Marie Bartête n’était qu’une pauvre fille, sans ressources, orpheline, qui subsiste comme elle peut, de petits larcins, de menus fretins. Elle se pose enfin comme domestique dans une famille bourgeoise de Bordeaux. Pile-poil quand un bon petit soldat des forces de l’ordre a la mission de nettoyer la ville des mauvaises âmes. Marie est embarquée pour Cayenne. Hop hop hop.
Elle se retrouve avec quelques comparses, entassées en fond de cale, pour un voyage encadré par les bonnes sœurs du couvent de Saint-Laurent du Maroni. Un enfer de saleté, d’insalubrité et de terreur. Des viols, des humiliations, de la malnutrition. Oui, moi aussi ça m’a fait penser au triste sort que nous avions réservé aux esclaves. Qu’est-ce qu’on est con alors… J’ai honte de mon histoire quand je lis ces histoires là. Je me console un peu en me convaincant que mes ancêtres volcaniques à moi étaient de la trempe de Sœur Agnès, morte en se battant pour un peu de décence, ou même de Romain, jeune médecin de métropole, mort également en guérissant, en aidant, en sauvant…

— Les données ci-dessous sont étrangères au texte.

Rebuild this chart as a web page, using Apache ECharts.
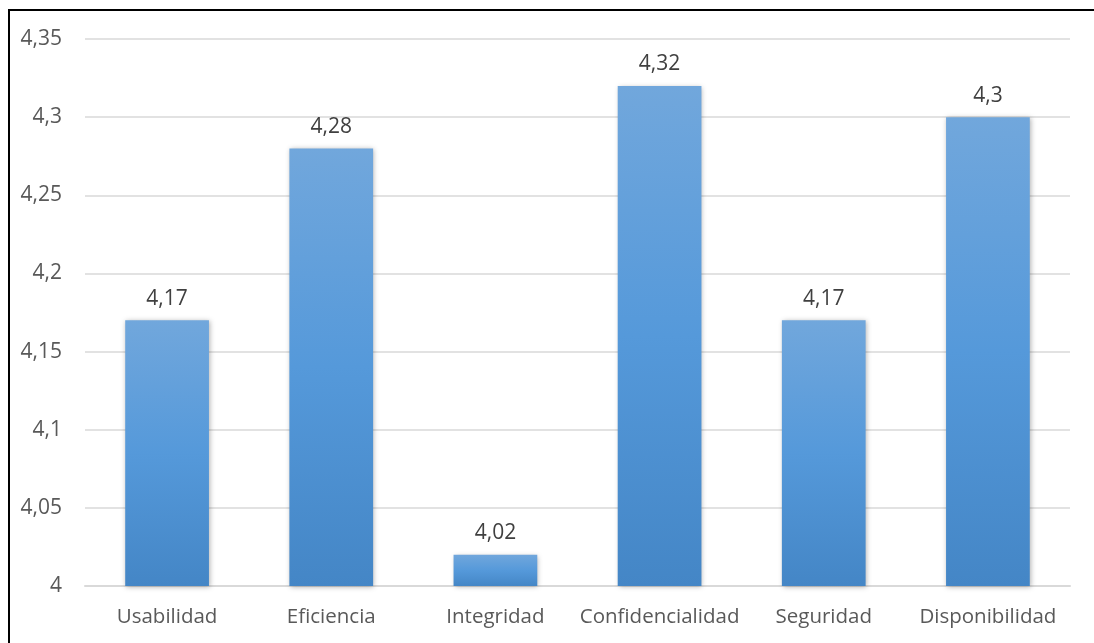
<!DOCTYPE html>
<html>
<head>
<meta charset="utf-8">
<script src="https://cdn.jsdelivr.net/npm/echarts@6/dist/echarts.min.js"></script>
<style>
  html, body { margin: 0; padding: 0; background: #fff; }
  #chart { width: 1094px; height: 643px; }
</style>
</head>
<body>
<div id="chart"></div>
<script>
const categories = ['Usabilidad', 'Eficiencia', 'Integridad', 'Confidencialidad', 'Seguridad', 'Disponibilidad']
const scores = [4.17, 4.28, 4.02, 4.32, 4.17, 4.3]
const yMin = 4
const yMax = 4.35
const yStep = 0.05

const fmt = (v) => String(parseFloat(v.toFixed(2))).replace('.', ',')
const font = '"Open Sans", "Liberation Sans", sans-serif'

const chart = echarts.init(document.getElementById('chart'))
chart.setOption({
  backgroundColor: '#fff',
  animation: false,
  grid: { left: 85, right: 24, top: 39, bottom: 57 },
  graphic: [
    {
      type: 'rect',
      shape: { x: 9, y: 10, width: 1200, height: 800 },
      style: { fill: 'none', stroke: '#000', lineWidth: 2 },
      silent: true,
    },
  ],
  xAxis: {
    type: 'category',
    data: categories,
    axisTick: { show: false },
    axisLine: { lineStyle: { color: '#d9d9d9', width: 2 } },
    axisLabel: { color: '#595959', fontSize: 20.5, fontFamily: font, margin: 21, interval: 0 },
  },
  yAxis: {
    type: 'value',
    min: yMin,
    max: yMax,
    interval: yStep,
    axisLine: { show: false },
    axisTick: { show: false },
    axisLabel: { color: '#595959', fontSize: 21, fontFamily: font, margin: 23, formatter: fmt },
    splitLine: { lineStyle: { color: '#d9d9d9', width: 1.5 } },
  },
  series: [
    {
      type: 'bar',
      data: scores,
      barWidth: '51%',
      itemStyle: {
        color: new echarts.graphic.LinearGradient(0, 0, 0, 1, [
          { offset: 0, color: '#71a7dc' },
          { offset: 0.5, color: '#5599da' },
          { offset: 1, color: '#4486c6' },
        ]),
        shadowColor: 'rgba(0,0,0,0.3)',
        shadowBlur: 5,
        shadowOffsetX: 1,
        shadowOffsetY: 1,
      },
      label: {
        show: true,
        position: 'top',
        distance: 11,
        color: '#404040',
        fontSize: 21,
        fontFamily: font,
        formatter: (p) => fmt(p.value),
      },
    },
  ],
})
</script>
</body>
</html>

Ces femmes étaient bercées d’illusions, on leur promettait une nouvelle vie, un mari, un lopin de terre à bêcher pour faire pousser des pommes d’amour au caramel. La réalité se situe entre prostitution forcée, enfermement, malnutrition, humiliation. Le lopin de terre en question n’est qu’un carré de boue envahi d’herbes folles.
Et pourtant, Bernadette Pécassou-Camebrac entoure Marie de héros ordinaires, de gens pas si malhonnêtes que ça, de bonnes âmes à la recherche du salut et nous fait comprendre le destin de ces gens que nous aurions pu être, des âmes ordinaires balancées dans la gueule de la conquête, une autre forme de chair à canon. Sans jamais tomber dans la description d’une violence malsaine, avec beaucoup de pudeur, et un sens de la narration époustouflant.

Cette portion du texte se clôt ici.